— START SUPPLIED MATERIAL —
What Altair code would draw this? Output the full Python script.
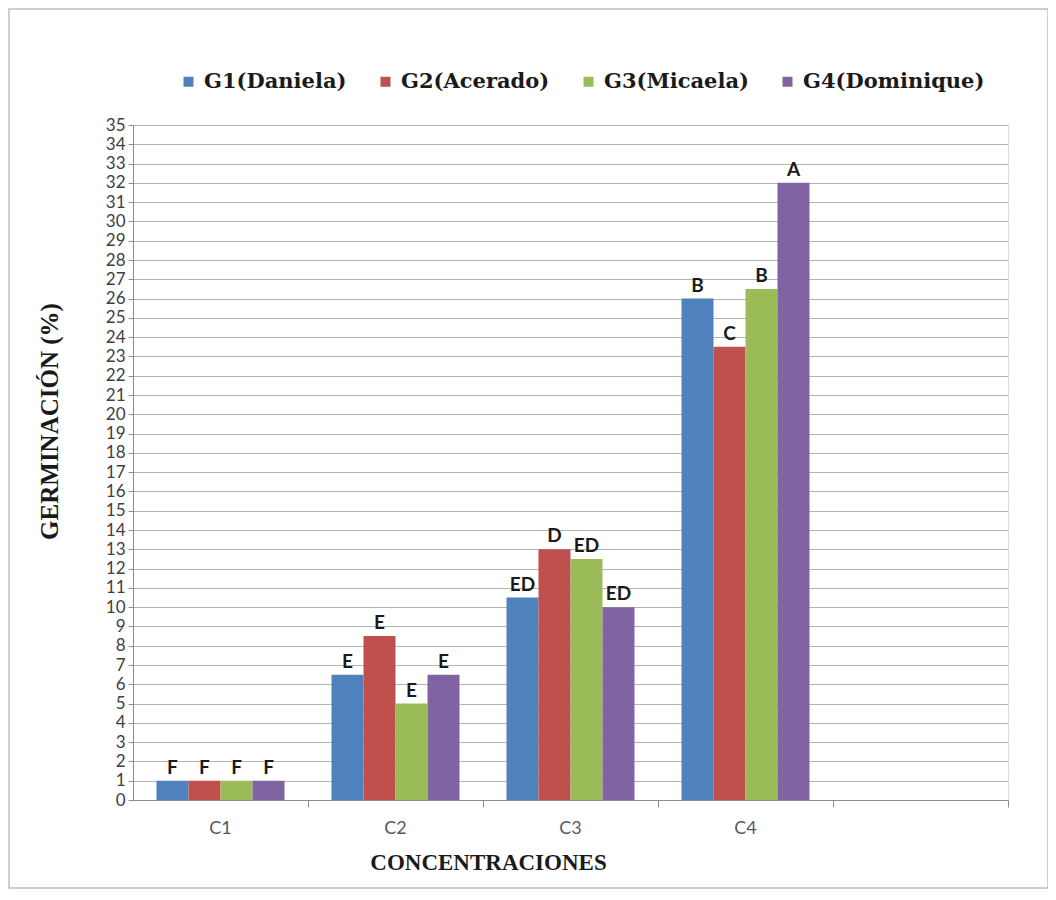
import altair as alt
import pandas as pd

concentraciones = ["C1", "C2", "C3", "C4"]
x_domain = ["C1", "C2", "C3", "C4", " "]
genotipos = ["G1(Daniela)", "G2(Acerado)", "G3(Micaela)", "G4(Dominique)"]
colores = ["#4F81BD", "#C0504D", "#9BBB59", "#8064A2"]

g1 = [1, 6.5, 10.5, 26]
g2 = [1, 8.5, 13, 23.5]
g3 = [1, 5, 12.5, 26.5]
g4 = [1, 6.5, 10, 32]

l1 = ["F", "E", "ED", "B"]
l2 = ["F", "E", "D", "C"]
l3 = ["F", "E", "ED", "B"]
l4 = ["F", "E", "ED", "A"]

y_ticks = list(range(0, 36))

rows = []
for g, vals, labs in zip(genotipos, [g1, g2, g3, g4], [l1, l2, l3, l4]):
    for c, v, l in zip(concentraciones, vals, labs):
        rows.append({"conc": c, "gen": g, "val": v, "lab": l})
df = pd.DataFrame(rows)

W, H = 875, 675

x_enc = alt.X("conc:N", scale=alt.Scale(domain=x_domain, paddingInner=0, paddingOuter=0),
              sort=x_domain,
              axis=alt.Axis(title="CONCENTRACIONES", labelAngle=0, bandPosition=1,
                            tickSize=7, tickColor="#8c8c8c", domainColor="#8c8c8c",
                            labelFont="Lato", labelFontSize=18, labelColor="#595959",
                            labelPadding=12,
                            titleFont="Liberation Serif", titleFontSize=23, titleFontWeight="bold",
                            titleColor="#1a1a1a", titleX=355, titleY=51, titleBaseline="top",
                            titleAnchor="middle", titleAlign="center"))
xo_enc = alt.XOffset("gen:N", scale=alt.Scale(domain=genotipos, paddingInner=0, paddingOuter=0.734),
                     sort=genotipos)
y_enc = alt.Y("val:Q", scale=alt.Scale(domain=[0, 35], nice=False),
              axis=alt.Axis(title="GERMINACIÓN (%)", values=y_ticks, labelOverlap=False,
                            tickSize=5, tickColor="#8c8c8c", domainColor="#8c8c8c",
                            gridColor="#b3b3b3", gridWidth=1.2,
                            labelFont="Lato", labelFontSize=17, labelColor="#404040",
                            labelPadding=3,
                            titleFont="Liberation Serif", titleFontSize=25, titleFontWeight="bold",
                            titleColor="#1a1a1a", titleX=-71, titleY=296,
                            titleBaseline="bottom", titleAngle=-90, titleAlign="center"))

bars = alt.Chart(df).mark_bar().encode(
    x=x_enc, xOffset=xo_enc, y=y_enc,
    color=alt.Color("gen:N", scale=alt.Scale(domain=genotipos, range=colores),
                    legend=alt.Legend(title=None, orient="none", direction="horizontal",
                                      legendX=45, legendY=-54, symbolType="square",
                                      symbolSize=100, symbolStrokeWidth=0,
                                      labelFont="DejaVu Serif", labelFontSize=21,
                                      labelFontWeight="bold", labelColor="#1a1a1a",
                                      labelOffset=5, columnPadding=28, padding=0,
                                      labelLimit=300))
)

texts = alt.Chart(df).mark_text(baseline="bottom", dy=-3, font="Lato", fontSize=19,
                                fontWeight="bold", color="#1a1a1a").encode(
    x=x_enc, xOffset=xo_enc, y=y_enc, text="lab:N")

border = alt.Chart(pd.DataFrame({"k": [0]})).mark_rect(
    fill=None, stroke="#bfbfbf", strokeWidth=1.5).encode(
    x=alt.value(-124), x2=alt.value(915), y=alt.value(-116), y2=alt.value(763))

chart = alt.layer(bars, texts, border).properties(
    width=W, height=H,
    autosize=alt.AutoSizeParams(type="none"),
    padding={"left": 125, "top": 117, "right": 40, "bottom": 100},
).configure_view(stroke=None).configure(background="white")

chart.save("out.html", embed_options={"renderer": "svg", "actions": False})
— END SUPPLIED MATERIAL —
[EXERCISE INSTRUCTIONS] Return the material exactly as given, apart from the pictures.

[SOLUTION BELOW]
What Altair code would draw this? Output the full Python script.
import altair as alt
import pandas as pd

concentraciones = ["C1", "C2", "C3", "C4"]
x_domain = ["C1", "C2", "C3", "C4", " "]
genotipos = ["G1(Daniela)", "G2(Acerado)", "G3(Micaela)", "G4(Dominique)"]
colores = ["#4F81BD", "#C0504D", "#9BBB59", "#8064A2"]

g1 = [1, 6.5, 10.5, 26]
g2 = [1, 8.5, 13, 23.5]
g3 = [1, 5, 12.5, 26.5]
g4 = [1, 6.5, 10, 32]

l1 = ["F", "E", "ED", "B"]
l2 = ["F", "E", "D", "C"]
l3 = ["F", "E", "ED", "B"]
l4 = ["F", "E", "ED", "A"]

y_ticks = list(range(0, 36))

rows = []
for g, vals, labs in zip(genotipos, [g1, g2, g3, g4], [l1, l2, l3, l4]):
    for c, v, l in zip(concentraciones, vals, labs):
        rows.append({"conc": c, "gen": g, "val": v, "lab": l})
df = pd.DataFrame(rows)

W, H = 875, 675

x_enc = alt.X("conc:N", scale=alt.Scale(domain=x_domain, paddingInner=0, paddingOuter=0),
              sort=x_domain,
              axis=alt.Axis(title="CONCENTRACIONES", labelAngle=0, bandPosition=1,
                            tickSize=7, tickColor="#8c8c8c", domainColor="#8c8c8c",
                            labelFont="Lato", labelFontSize=18, labelColor="#595959",
                            labelPadding=12,
                            titleFont="Liberation Serif", titleFontSize=23, titleFontWeight="bold",
                            titleColor="#1a1a1a", titleX=355, titleY=51, titleBaseline="top",
                            titleAnchor="middle", titleAlign="center"))
xo_enc = alt.XOffset("gen:N", scale=alt.Scale(domain=genotipos, paddingInner=0, paddingOuter=0.734),
                     sort=genotipos)
y_enc = alt.Y("val:Q", scale=alt.Scale(domain=[0, 35], nice=False),
              axis=alt.Axis(title="GERMINACIÓN (%)", values=y_ticks, labelOverlap=False,
                            tickSize=5, tickColor="#8c8c8c", domainColor="#8c8c8c",
                            gridColor="#b3b3b3", gridWidth=1.2,
                            labelFont="Lato", labelFontSize=17, labelColor="#404040",
                            labelPadding=3,
                            titleFont="Liberation Serif", titleFontSize=25, titleFontWeight="bold",
                            titleColor="#1a1a1a", titleX=-71, titleY=296,
                            titleBaseline="bottom", titleAngle=-90, titleAlign="center"))

bars = alt.Chart(df).mark_bar().encode(
    x=x_enc, xOffset=xo_enc, y=y_enc,
    color=alt.Color("gen:N", scale=alt.Scale(domain=genotipos, range=colores),
                    legend=alt.Legend(title=None, orient="none", direction="horizontal",
                                      legendX=45, legendY=-54, symbolType="square",
                                      symbolSize=100, symbolStrokeWidth=0,
                                      labelFont="DejaVu Serif", labelFontSize=21,
                                      labelFontWeight="bold", labelColor="#1a1a1a",
                                      labelOffset=5, columnPadding=28, padding=0,
                                      labelLimit=300))
)

texts = alt.Chart(df).mark_text(baseline="bottom", dy=-3, font="Lato", fontSize=19,
                                fontWeight="bold", color="#1a1a1a").encode(
    x=x_enc, xOffset=xo_enc, y=y_enc, text="lab:N")

border = alt.Chart(pd.DataFrame({"k": [0]})).mark_rect(
    fill=None, stroke="#bfbfbf", strokeWidth=1.5).encode(
    x=alt.value(-124), x2=alt.value(915), y=alt.value(-116), y2=alt.value(763))

chart = alt.layer(bars, texts, border).properties(
    width=W, height=H,
    autosize=alt.AutoSizeParams(type="none"),
    padding={"left": 125, "top": 117, "right": 40, "bottom": 100},
).configure_view(stroke=None).configure(background="white")

chart.save("out.html", embed_options={"renderer": "svg", "actions": False})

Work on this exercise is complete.